The commission’s current rules prevent broadband providers such as AT&T Inc. and Comcast Corp. from blocking or slowing traffic flowing across their networks in most circumstances. The GOP-controlled agency has taken the lead for now in dismantling rules enshrined by Democrats in 2015. But that pendulum swing demonstrates that only Congress may be able to provide enough regulatory predictability for internet service providers on the one hand and tech companies, such as Netflix Inc. and Amazon.com Inc., on the other.
“The only way to truly provide legal and political certainty for open internet protections is for Congress to pass bipartisan legislation,” Senate Commerce, Science and Transportation Committee Chairman John Thune (R-S.D.) said in a May 18 Senate floor speech.

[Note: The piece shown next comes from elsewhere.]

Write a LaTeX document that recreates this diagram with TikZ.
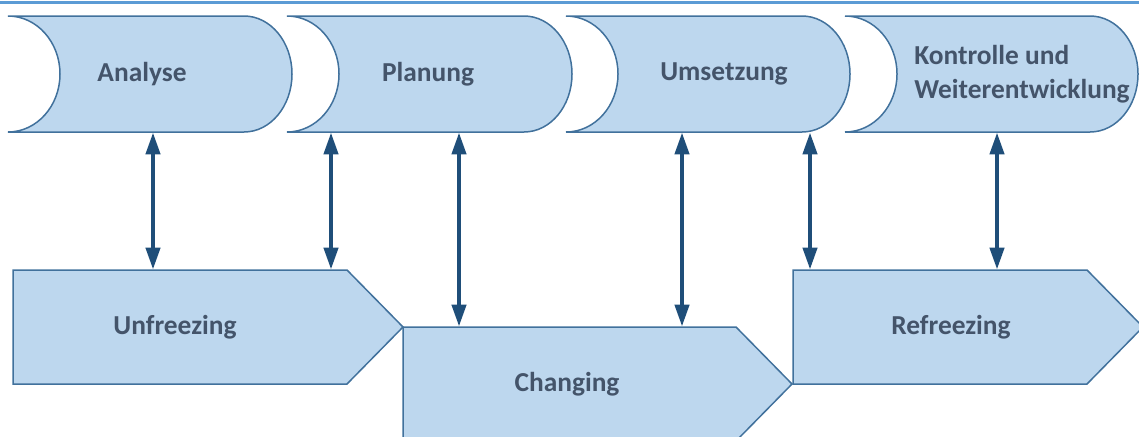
\documentclass[tikz,border=0pt]{standalone}
\usepackage{fontspec}
\setmainfont{Carlito}
\usetikzlibrary{arrows.meta}

\definecolor{bleuclair}{RGB}{189,215,238}
\definecolor{bleubord}{RGB}{65,113,156}
\definecolor{bleufonce}{RGB}{31,78,121}
\definecolor{ardoise}{RGB}{68,84,106}
\definecolor{bleuligne}{RGB}{91,155,213}

\begin{document}
\begin{tikzpicture}[x=0.5pt,y=0.5pt]
\tikzstyle{lien}=[{Triangle[length=11pt,width=7pt]}-{Triangle[length=11pt,width=7pt]},line width=2.1pt,draw=bleufonce]
\tikzset{forme/.style={fill=bleuclair,draw=bleubord,line width=0.75pt},
etape/.style={inner sep=0pt,minimum height=#1,align=left,text=ardoise,
  font=\bfseries\fontsize{13.7}{17}\selectfont},
etape/.default={58pt}}
\clip (0,0) rectangle (1139,436);
\draw[bleuligne,line width=1.5pt] (0,434) -- (1139,434);

% phases du haut
\foreach \g/\d in {8/292,287/572,566/850,845/1138}
  \path[forme] (\g,420) -- (\d-48,420) arc[start angle=90,end angle=-90,x radius=48,y radius=58]
    -- (\g,304) arc[start angle=-90,end angle=90,x radius=52,y radius=58] -- cycle;

% fleches du bas
\foreach \g/\h/\p in {13/166/347,403/109/736,793/166/1087}
  \path[forme] (\g,\h) -- (\p,\h) -- (\p+56,\h-57) -- (\p,\h-114) -- (\g,\h-114) -- cycle;

\node[etape] (analyse) at (142,362) {Analyse};
\node[etape] (planung) at (428,362) {Planung};
\node[etape] (umsetzung) at (724,362) {Umsetzung};
\node[etape] (kontrolle) at (1022,362) {Kontrolle und\\Weiterentwicklung};
\node[etape=57pt] (unfreezing) at (175,109) {Unfreezing};
\node[etape=57pt] (changing) at (567,52) {Changing};
\node[etape=57pt] (refreezing) at (951,109) {Refreezing};

\foreach \n/\x in {a/153,b/331,c/459,d/682,e/810,f/997}
  \coordinate (\n) at (\x,0);

\draw[lien] (analyse.south -| a) -- (unfreezing.north -| a);
\draw[lien] (planung.south -| b) -- (unfreezing.north -| b);
\draw[lien] (planung.south -| c) -- (changing.north -| c);
\draw[lien] (umsetzung.south -| d) -- (changing.north -| d);
\draw[lien] (umsetzung.south -| e) -- (refreezing.north -| e);
\draw[lien] (kontrolle.south -| f) -- (refreezing.north -| f);

\end{tikzpicture}
\end{document}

The FCC voted 2-1 along party lines May 18 to approve a proposal that would reverse its underlying regulatory classification of broadband as a common-carrier service and put a range of other issues up for debate. GOP lawmakers have been waiting for the FCC to rewrite its net neutrality rules before trying to move legislation. But Thune has signaled recently that he might not wait until the commission completes its months-long process of issuing final new rules.
Once it’s clear the FCC is “going in a direction that’s going to unwind a lot of the stuff” that the Democrat-controlled FCC did during the Obama administration, “I think it gives us some momentum to move legislatively,” Thune told Bloomberg BNA recently. “I think it’s time for Congress to be heard from on this and put some clear rules of the road in place.”

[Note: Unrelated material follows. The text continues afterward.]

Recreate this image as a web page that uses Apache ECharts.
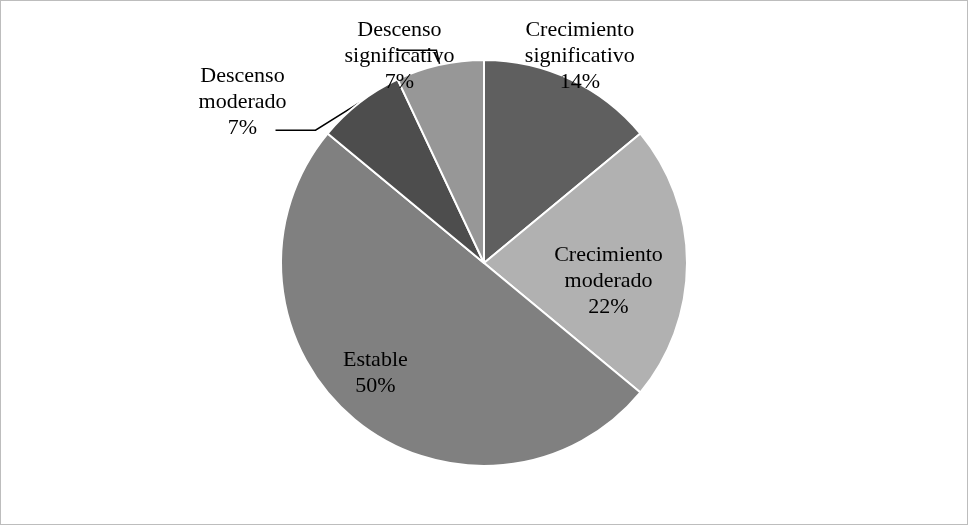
<!DOCTYPE html>
<html>
<head>
<meta charset="utf-8">
<script src="https://cdn.jsdelivr.net/npm/echarts@6/dist/echarts.min.js"></script>
<style>
  html, body { margin: 0; padding: 0; background: #fff; }
  #pieChart { width: 966px; height: 523px; border: 1px solid #bdbdbd; }
</style>
</head>
<body>
<div id="pieChart"></div>
<script>
var categories = ['Crecimiento\nsignificativo', 'Crecimiento\nmoderado', 'Estable', 'Descenso\nmoderado', 'Descenso\nsignificativo'];
var values = [14, 22, 50, 7, 7];
var colors = ['#5f5f5f', '#b1b1b1', '#808080', '#4d4d4d', '#979797'];
var labelPos = ['outside', 'inside', 'inside', 'outside', 'outside'];
// label nudges (dx, dy) to match the reference placement
var labelShift = [[-42, -10], [20, 18], [-42, 30], [-28, -28], [8, 6]];

var init_pieChart = function () {
    var myChart = echarts.init(document.getElementById('pieChart'));
    var data = categories.map(function (name, i) {
        var item = {
            name: name,
            value: values[i],
            itemStyle: { color: colors[i] },
            label: { position: labelPos[i] }
        };
        if (i === 0) {
            item.labelLine = { show: false };
        }
        return item;
    });
    var option = {
        series: [{
            type: 'pie',
            center: [483, 262],
            radius: 203,
            startAngle: 90,
            clockwise: true,
            animation: false,
            data: data,
            itemStyle: { borderColor: '#fff', borderWidth: 2 },
            label: {
                formatter: '{b}\n{d}%',
                fontFamily: 'Liberation Serif',
                fontSize: 22,
                lineHeight: 26,
                color: '#000'
            },
            labelLine: {
                show: true,
                length: 15,
                length2: 40,
                lineStyle: { color: '#000', width: 1.5 }
            },
            labelLayout: function (p) {
                var s = labelShift[p.dataIndex];
                return { dx: s[0], dy: s[1], align: 'center' };
            }
        }]
    };
    myChart.setOption(option);
};

init_pieChart();
</script>
</body>
</html>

FCC Chairman Ajit Pai and fellow Republican Commissioner Michael O’Rielly have in the past called for a legislative solution to net neutrality. After the FCC vote, Pai told reporters only that he would defer to lawmakers on whether they want to try to craft a net neutrality bill. O’Rielly, however, reiterated his view that legislation is needed.
“I think the only lasting peace on net neutrality can be driven through statutory provisions by Congress,” O’Rielly said. “That’s the only way to address the issue long-term. I think it provides the certainty that everyone has been seeking.”
It may be hard for Thune to win over the necessary Democratic support to write a bill that can get a filibuster-proof 60-vote majority of support in the Senate. Sen. Bill Nelson (D-Fla.), the Senate Commerce Committee’s ranking member, and Rep. Frank Pallone (D-N.J.), the ranking member of the House Energy and Commerce Committee have said recently that they don’t believe the time is right to legislate. Pallone doesn’t trust Republicans to negotiate net neutrality legislation in good faith, he told reporters earlier this month. He continues to believes that, Pallone spokesman Matt Schumacher told Bloomberg BNA May 18.